[begin Provided information]

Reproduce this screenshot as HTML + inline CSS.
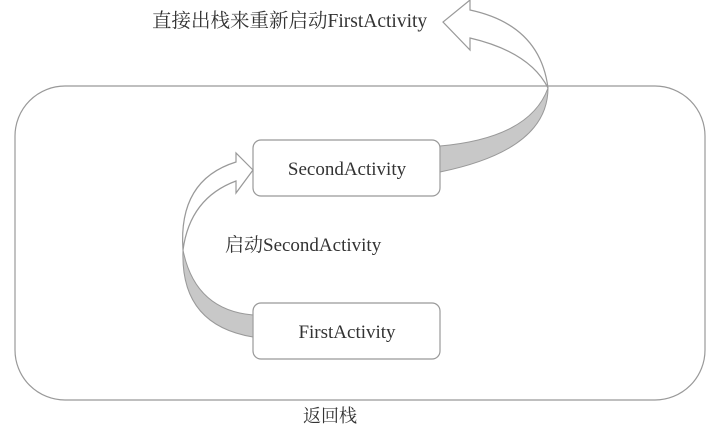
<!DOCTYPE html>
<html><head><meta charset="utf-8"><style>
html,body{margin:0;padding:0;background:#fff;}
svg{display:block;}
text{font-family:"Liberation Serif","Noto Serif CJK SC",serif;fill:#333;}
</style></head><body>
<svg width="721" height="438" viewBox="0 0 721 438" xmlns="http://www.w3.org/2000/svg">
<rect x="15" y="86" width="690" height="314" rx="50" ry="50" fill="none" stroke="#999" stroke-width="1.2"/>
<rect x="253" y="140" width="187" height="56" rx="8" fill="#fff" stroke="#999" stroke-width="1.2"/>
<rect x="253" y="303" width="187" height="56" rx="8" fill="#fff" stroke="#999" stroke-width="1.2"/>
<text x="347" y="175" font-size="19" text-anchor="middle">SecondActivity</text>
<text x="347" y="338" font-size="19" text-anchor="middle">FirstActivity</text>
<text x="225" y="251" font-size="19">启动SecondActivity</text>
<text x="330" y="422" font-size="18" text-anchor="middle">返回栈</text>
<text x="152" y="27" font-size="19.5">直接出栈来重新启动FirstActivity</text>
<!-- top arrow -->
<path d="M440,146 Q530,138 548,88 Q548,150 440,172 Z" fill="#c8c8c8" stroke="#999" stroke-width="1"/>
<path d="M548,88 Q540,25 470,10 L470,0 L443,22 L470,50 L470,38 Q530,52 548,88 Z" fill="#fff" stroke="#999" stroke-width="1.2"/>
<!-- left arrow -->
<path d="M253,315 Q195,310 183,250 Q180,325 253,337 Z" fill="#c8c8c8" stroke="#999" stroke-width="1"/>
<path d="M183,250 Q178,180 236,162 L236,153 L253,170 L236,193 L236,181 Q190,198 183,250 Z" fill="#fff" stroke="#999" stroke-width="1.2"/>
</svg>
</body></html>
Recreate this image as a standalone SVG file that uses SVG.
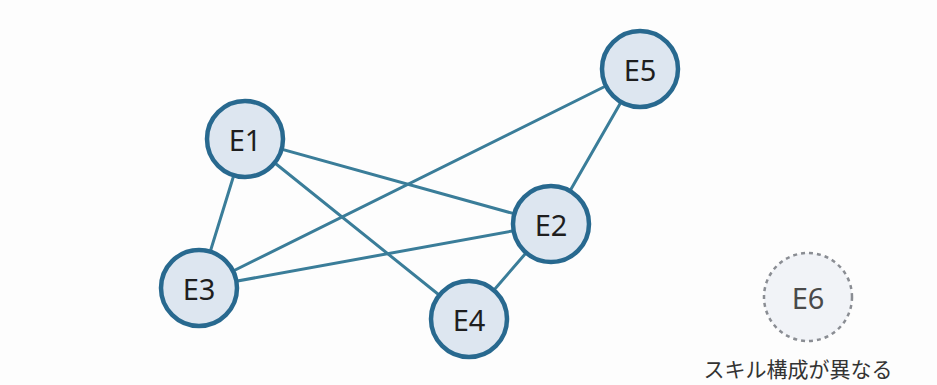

[end Provided information]

## What you will do
Reproduce the entries above without change, omitting all pictures.

## Written answer
Reproduce this screenshot as HTML + inline CSS.
<!DOCTYPE html>
<html><head><meta charset="utf-8"><style>
html,body{margin:0;padding:0;background:#fff;}
svg{display:block;}
text{font-family:"Liberation Serif","Noto Serif CJK SC",serif;fill:#333;}
</style></head><body>
<svg width="721" height="438" viewBox="0 0 721 438" xmlns="http://www.w3.org/2000/svg">
<rect x="15" y="86" width="690" height="314" rx="50" ry="50" fill="none" stroke="#999" stroke-width="1.2"/>
<rect x="253" y="140" width="187" height="56" rx="8" fill="#fff" stroke="#999" stroke-width="1.2"/>
<rect x="253" y="303" width="187" height="56" rx="8" fill="#fff" stroke="#999" stroke-width="1.2"/>
<text x="347" y="175" font-size="19" text-anchor="middle">SecondActivity</text>
<text x="347" y="338" font-size="19" text-anchor="middle">FirstActivity</text>
<text x="225" y="251" font-size="19">启动SecondActivity</text>
<text x="330" y="422" font-size="18" text-anchor="middle">返回栈</text>
<text x="152" y="27" font-size="19.5">直接出栈来重新启动FirstActivity</text>
<!-- top arrow -->
<path d="M440,146 Q530,138 548,88 Q548,150 440,172 Z" fill="#c8c8c8" stroke="#999" stroke-width="1"/>
<path d="M548,88 Q540,25 470,10 L470,0 L443,22 L470,50 L470,38 Q530,52 548,88 Z" fill="#fff" stroke="#999" stroke-width="1.2"/>
<!-- left arrow -->
<path d="M253,315 Q195,310 183,250 Q180,325 253,337 Z" fill="#c8c8c8" stroke="#999" stroke-width="1"/>
<path d="M183,250 Q178,180 236,162 L236,153 L253,170 L236,193 L236,181 Q190,198 183,250 Z" fill="#fff" stroke="#999" stroke-width="1.2"/>
</svg>
</body></html>
Recreate this image as a standalone SVG file that uses SVG.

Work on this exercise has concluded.